Today a team that includes multiple CSAIL alums launched Inbox, a more modern platform for building apps that access end users’ inboxes. As compared to Google's new "Gmail API," which is limited to Gmail, Inbox also works with Yahoo, Microsoft Exchange and others.
Wired describes it as "a software creation designed to make it much easier for developers to build email-centric applications, whether they be new email clients or something else entirely."According to TechCrunch, the idea is "to offer an upgrade of sorts from the 'archaic protocols and formats' that developers would otherwise have to learn today in order to work with email."
From TC:
The company was co-founded by MIT alums Michael Grinich, previously an engineer at Dropbox and designer Nest, and Christine Spang, an early Linux kernel engineer at Ksplice (acquired by Oracle).

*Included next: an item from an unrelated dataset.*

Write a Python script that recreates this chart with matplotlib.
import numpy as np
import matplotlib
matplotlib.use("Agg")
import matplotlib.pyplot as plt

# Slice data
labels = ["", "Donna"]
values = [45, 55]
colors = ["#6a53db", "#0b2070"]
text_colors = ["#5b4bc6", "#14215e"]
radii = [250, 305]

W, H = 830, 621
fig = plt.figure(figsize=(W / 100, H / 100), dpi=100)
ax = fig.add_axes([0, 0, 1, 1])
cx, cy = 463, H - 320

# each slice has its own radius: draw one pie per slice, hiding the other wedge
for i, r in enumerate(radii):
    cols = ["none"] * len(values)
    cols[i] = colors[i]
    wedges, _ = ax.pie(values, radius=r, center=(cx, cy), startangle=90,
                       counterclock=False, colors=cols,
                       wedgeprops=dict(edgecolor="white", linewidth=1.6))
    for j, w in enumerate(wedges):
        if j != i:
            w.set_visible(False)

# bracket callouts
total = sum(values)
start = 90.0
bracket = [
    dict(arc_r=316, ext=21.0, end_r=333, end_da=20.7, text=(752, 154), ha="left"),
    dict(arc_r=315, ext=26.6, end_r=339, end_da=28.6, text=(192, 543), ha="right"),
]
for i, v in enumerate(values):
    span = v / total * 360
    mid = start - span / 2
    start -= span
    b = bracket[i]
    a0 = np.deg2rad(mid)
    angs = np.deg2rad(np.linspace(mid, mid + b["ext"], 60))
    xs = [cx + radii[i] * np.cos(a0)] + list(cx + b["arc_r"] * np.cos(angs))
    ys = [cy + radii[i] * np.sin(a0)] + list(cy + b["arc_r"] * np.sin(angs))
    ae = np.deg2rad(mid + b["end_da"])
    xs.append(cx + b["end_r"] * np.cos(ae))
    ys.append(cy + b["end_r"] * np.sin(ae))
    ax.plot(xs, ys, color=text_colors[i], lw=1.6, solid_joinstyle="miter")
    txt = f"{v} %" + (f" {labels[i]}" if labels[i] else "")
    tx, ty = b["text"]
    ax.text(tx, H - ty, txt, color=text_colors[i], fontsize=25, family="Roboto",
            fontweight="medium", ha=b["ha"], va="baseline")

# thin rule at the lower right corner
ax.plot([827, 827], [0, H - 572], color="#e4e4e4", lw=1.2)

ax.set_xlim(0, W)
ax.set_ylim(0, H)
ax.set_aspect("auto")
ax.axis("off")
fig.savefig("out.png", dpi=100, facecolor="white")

The core team at Inbox also includes several other MIT alums, plus those with experience from Google and Firebase, as well as two graduates from the Parallel and Distributed Operating Systems group at MIT CSAIL, which spun out Meraki (acquired by Cisco).
“I actually wrote my thesis at MIT on email tools, and discovered how difficult it was to add features to email apps,” explains Grinich of how Inbox came to be. “One big issue was the underlying plumbing – IMAP, MIME, character encodings, etc. – which is what Inbox fixes for developers.”